NC for this post.
I’ve had a difficult life. Lifelong disabilities that weren’t diagnosed until my 30s. Very unhappy childhood as a result - bullying, social difficulties, parents used to shout at me a lot, accuse me of lying about things, often called me a wicked child. Sexually abused as a teen by a family friend.
Struggled through uni - treated very badly by men. Made very few friends and fouled up my degree.
Have worked constantly but found working relationships very difficult. Never really had any success professionally, but doing averagely ok.
No relationships since uni because men terrify me. But met a man in my late 30s.after a long time I feel safe with him. Stability and as close to happiness as ive been. We have a child together.
Over the past few years I have made some friends. Not particularly close, but we go out once every few months. Also made a few new friends with school mums, but one ended spectacularly badly - I’ve posted about it on here before. General consensus was she bullied me. A significant number of mums also blank me completely. I presume, because they are the ‘yummy mummies’ its because I’m fat and ugly. Or my disabilities are more obvious than I thought. For several years I’ve said hello but they blank me consistently.
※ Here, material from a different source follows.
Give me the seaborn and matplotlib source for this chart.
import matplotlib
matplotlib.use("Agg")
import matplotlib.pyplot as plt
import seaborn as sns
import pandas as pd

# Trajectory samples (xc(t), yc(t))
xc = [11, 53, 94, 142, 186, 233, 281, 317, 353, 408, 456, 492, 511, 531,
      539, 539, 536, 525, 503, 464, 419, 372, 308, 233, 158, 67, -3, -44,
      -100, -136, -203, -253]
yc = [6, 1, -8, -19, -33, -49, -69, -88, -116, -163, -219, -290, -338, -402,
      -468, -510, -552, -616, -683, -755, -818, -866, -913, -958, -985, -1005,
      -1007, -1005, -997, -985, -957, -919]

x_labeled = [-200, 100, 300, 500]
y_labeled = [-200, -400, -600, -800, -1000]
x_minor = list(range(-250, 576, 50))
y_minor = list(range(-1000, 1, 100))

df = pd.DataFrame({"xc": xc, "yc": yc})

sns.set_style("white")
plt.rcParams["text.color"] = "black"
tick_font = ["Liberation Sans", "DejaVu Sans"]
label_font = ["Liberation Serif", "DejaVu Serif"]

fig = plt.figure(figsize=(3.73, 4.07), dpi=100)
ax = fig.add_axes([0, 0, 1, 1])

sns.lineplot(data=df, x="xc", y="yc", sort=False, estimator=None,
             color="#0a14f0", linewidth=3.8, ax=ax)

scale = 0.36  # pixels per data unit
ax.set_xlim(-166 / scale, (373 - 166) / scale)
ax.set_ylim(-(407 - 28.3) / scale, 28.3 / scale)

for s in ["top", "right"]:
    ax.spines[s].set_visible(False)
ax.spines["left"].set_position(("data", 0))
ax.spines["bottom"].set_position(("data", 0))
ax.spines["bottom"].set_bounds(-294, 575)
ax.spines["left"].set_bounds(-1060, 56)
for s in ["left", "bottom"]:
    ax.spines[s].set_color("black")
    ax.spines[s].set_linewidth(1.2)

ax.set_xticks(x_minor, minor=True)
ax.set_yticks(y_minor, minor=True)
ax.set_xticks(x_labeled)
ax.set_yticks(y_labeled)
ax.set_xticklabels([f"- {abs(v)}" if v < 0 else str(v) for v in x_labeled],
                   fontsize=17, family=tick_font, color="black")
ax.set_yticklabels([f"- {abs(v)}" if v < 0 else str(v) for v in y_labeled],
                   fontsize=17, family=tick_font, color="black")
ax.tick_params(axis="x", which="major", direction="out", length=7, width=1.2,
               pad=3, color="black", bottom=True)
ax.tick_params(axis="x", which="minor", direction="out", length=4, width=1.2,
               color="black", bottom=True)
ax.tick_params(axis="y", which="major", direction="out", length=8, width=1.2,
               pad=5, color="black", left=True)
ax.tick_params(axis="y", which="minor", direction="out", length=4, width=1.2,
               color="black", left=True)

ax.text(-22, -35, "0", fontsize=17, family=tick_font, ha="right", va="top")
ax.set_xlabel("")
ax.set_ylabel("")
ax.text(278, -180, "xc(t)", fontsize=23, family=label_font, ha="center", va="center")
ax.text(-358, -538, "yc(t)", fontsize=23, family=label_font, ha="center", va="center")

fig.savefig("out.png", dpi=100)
The school stuff, among other things, has had a really negative and prolonged effect on me. I now feel overwhelmed by any interaction with people. That somehow I am black inside and people can see this.
I can feel old thoughts and behaviors surfacing. Withdrawing, the feeling or irrational anger and self sabotage. Very similar to how I was in my 20s. But now I have a family to think about. I don’t want to affect them, and I wonder if it’s ok to withdraw from all other relationships to focus on them. I cant cope with them but I don’t want to feel hated. I’ve always been very unpopular and I will struggle to make friends again. I don’t think my friends think of our friendships as particularly close, so I hope me withdrawing won’t cause them upset.
Work is also taking a lot of my energy and I feel spent, with nothing else to give.
I’m already having therapy sessions.For reasons that are outing, cannot be prescribed antidepressants.
I want to make it clear that I do not feel suicidal. I just want to withdraw from parts of my life to make it more bearable.
Please be gentle, even if you think I’m a naval gazing waste of space.